Grafana Latency SLO Reporting >100%

  • What Grafana version and what operating system are you using?
    AWS managed Grafana v.9.4.7

  • What are you trying to achieve?
    Implementing SLOs for various services within the company

  • How are you trying to achieve it?
    AWS managed Grafana, Mimir, SLOth, AlertManager…

  • What happened?
    Grafana SLO dashboard reported a value greater than 100%

  • What did you expect to happen?
    We expect an SLI to max out at 100%, not higher as a service cannot outperform 100%.

  • Did you receive any errors in the Grafana UI or in related logs? If so, please tell us exactly what they were.

  • Did you follow any online instructions? If so, what is the URL?

In essence, my company has seen two separate SLIs report a number greater than 100% which isn’t mathematically possible. We are unsure why, but wonder if it can be attributed to a delay in receiving metrics for any given reason, so the preceding buckets are missing the metrics. These metrics then get picked up in the next. Has anyone experienced this?

image (3)

1 Like

Interesting that your spike above 100% is the mirror of your drop just before… What is the query you use ?

Edit: I believe it would be related to Prometheus, not Grafana.

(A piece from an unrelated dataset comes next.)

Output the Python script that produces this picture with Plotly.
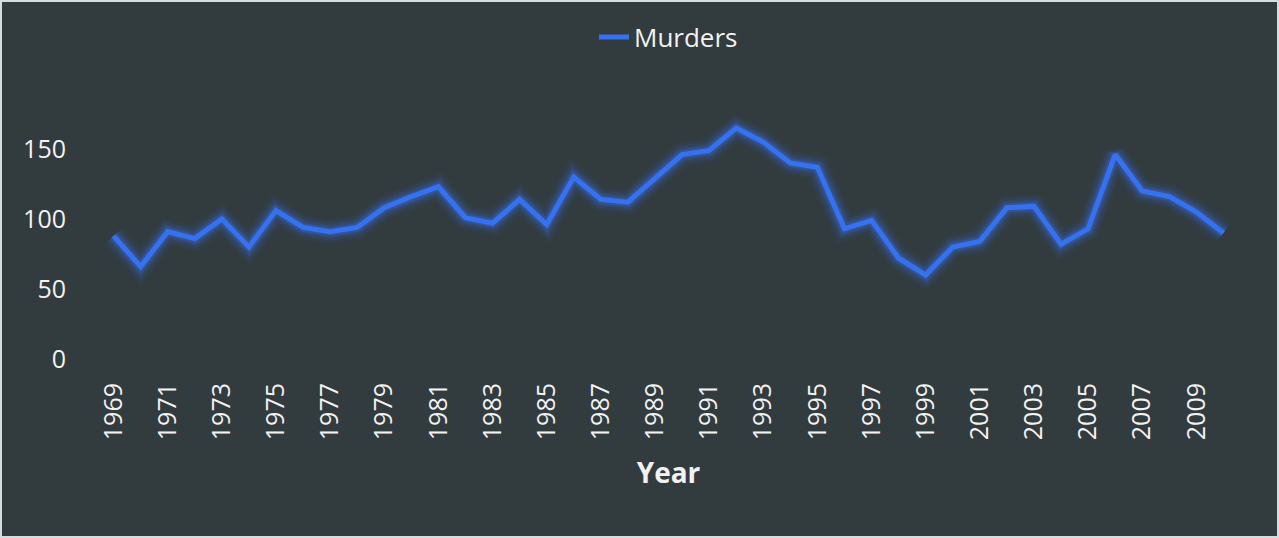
import plotly.graph_objects as go

# Murders per year
years = [str(y) for y in range(1969, 2011)]
murders = [88, 66, 91, 86, 100, 80, 106, 94, 91, 94,
           108, 116, 123, 101, 97, 114, 96, 130, 114, 112,
           129, 146, 149, 165, 155, 140, 137, 93, 99, 72,
           60, 80, 84, 108, 109, 82, 93, 146, 120, 116,
           105, 90]
tick_years = years[::2]
y_ticks = [0, 50, 100, 150]

bg = "#323b3e"
line_color = "#3671f0"
text_color = "#f2f2f2"
font_family = "Open Sans, Liberation Sans, sans-serif"

fig = go.Figure()

# soft glow under the main line
for w, a in [(24, 0.07), (18, 0.10), (13, 0.16), (9, 0.25)]:
    fig.add_trace(go.Scatter(
        x=years, y=murders, mode="lines",
        line=dict(color=f"rgba(54,113,240,{a})", width=w),
        showlegend=False, hoverinfo="skip"
    ))

fig.add_trace(go.Scatter(
    x=years, y=murders, mode="lines", name="Murders",
    line=dict(color=line_color, width=5)
))

fig.update_layout(
    width=1279, height=538,
    margin=dict(l=100, r=42, t=79, b=179),
    paper_bgcolor=bg, plot_bgcolor=bg,
    font=dict(family=font_family, color=text_color, size=25),
    legend=dict(orientation="h", x=0.5, xanchor="center",
                y=1 - 37 / 538, yanchor="middle", yref="container",
                font=dict(size=26, color=text_color), bgcolor="rgba(0,0,0,0)"),
    xaxis=dict(
        type="category", range=[-0.5, 41.5], automargin=False,
        tickmode="array", tickvals=tick_years, ticktext=tick_years,
        tickangle=-90, showgrid=False, zeroline=False, showline=False,
        ticks="outside", ticklen=13, tickcolor=bg,
        tickfont=dict(size=25, color=text_color),
        title=dict(text="<b>Year</b>", font=dict(size=28, color=text_color), standoff=24)
    ),
    yaxis=dict(
        range=[0, 200], tickmode="array", tickvals=y_ticks, automargin=False,
        showgrid=False, zeroline=False, showline=False,
        ticks="outside", ticklen=28, tickcolor=bg,
        tickfont=dict(size=25, color=text_color)
    ),
    shapes=[dict(
        type="rect", xref="paper", yref="paper",
        x0=(1 - 100) / 1137, x1=(1278 - 100) / 1137,
        y0=(359 - 537) / 280, y1=(359 - 1) / 280,
        line=dict(color="#d6dddd", width=2), fillcolor="rgba(0,0,0,0)", layer="below"
    )]
)

fig.write_html("out.html", config={"displayModeBar": False},
               post_script="document.body.style.margin='0';")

We’ve noticed instances where there isn’t a mirror of the spike. We also think it’s a Prometheus issue but spoke with Grafana about it and they are investigating. They believe it’s either a PromQL or dashboarding issue. Still waiting for them to give a formal explanation

1 Like

We are also seeing this issue; we have SLOs that are reporting greater than 100% SLI performance, which should be impossible. I tried setting the display to show only values between 0 (min) and 1 (max) but that had no effect.
I would love to hear the outcome of this as we are trying to push SLO adoption but issues like this make users dismissive of the entire solution.